____ DATASET EXCERPT

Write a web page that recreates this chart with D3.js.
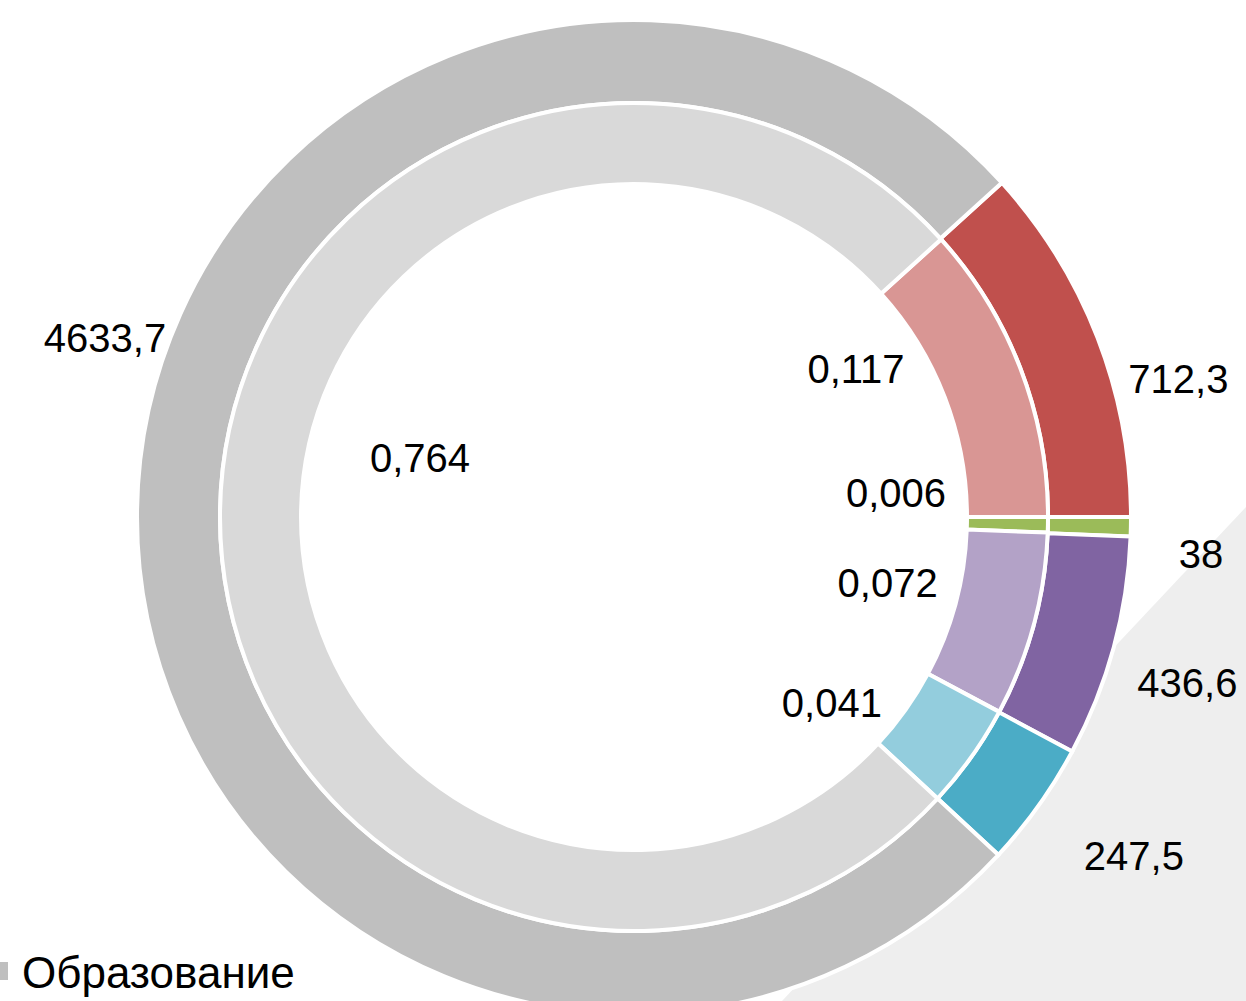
<!DOCTYPE html>
<html>
<head>
<meta charset="utf-8">
<script src="https://cdn.jsdelivr.net/npm/d3@7"></script>
<style>
  html, body { margin: 0; padding: 0; background: #ffffff; overflow: hidden; }
  svg text { font-family: "Liberation Sans", Arial, sans-serif; fill: #000; }
</style>
</head>
<body>
<svg id="chart" width="1246" height="1001"></svg>
<script>
// categories (order as drawn, clockwise from the red slice)
var categories = ["red", "green", "purple", "teal", "Образование"];
// outer ring values
var outerValues = [712.3, 38, 436.6, 247.5, 4633.7];
var outerLabels = ["712,3", "38", "436,6", "247,5", "4633,7"];
// inner ring values (shares)
var innerValues = [0.117, 0.006, 0.072, 0.041, 0.764];
var innerLabels = ["0,117", "0,006", "0,072", "0,041", "0,764"];

var outerColors = ["#c0504d", "#9bbb59", "#8064a2", "#4bacc6", "#bfbfbf"];
var innerColors = ["#d99694", "#9bbb59", "#b3a2c7", "#93cddd", "#d9d9d9"];

// label nudges from the arc label radius, px
var outerNudge = [[22, 64], [7, 26], [13, 19], [44, 14], [31, -176]];
var innerNudge = [[-30, -51], [-8, -29], [-7, -4], [-22, 29], [56, -57]];

var svg = d3.select("#chart");
var width = 1246, height = 1001;
var cx = 634, cy = 517;

// light grey background corner
svg.append("polygon")
    .attr("points", [[1246, 507], [1246, 1001], [782, 1001]].map(p => p.join(",")).join(" "))
    .attr("fill", "#eeeeee");

var g = svg.append("g")
    .attr("transform", "translate(" + cx + "," + cy + ")");

function ring(values, colors, labels, nudge, r0, r1, rLabel) {
    var total = d3.sum(values);
    // first slice ends at 3 o'clock
    var start = Math.PI / 2 - 2 * Math.PI * values[0] / total;
    var pie = d3.pie().sort(null).value(d => d)
        .startAngle(start).endAngle(start + 2 * Math.PI);
    var arcs = pie(values);
    var arc = d3.arc().innerRadius(r0).outerRadius(r1);
    var labelArc = d3.arc().innerRadius(rLabel).outerRadius(rLabel);

    g.selectAll(null)
        .data(arcs)
        .enter().append("path")
        .attr("d", arc)
        .attr("fill", (d, i) => colors[i])
        .attr("stroke", "#ffffff")
        .attr("stroke-width", 4);

    g.selectAll(null)
        .data(arcs)
        .enter().append("text")
        .attr("x", (d, i) => labelArc.centroid(d)[0] + nudge[i][0])
        .attr("y", (d, i) => labelArc.centroid(d)[1] + nudge[i][1])
        .attr("dy", "0.35em")
        .attr("text-anchor", "middle")
        .style("font-size", "40px")
        .text((d, i) => labels[i]);
}

ring(outerValues, outerColors, outerLabels, outerNudge, 414, 497, 560);
ring(innerValues, innerColors, innerLabels, innerNudge, 333, 414, 270);

// legend (partly cut off at the left edge)
svg.append("rect")
    .attr("x", -10)
    .attr("y", 962)
    .attr("width", 18)
    .attr("height", 18)
    .attr("fill", outerColors[4]);

svg.append("text")
    .attr("x", 22)
    .attr("y", 988)
    .style("font-size", "44px")
    .text(categories[4]);
</script>
</body>
</html>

________

**WHAT IS REQUIRED**:
Only the count is wanted: report how many lines of the material above hold the word "chart".

**RESULT OF THIS EXERCISE**:
3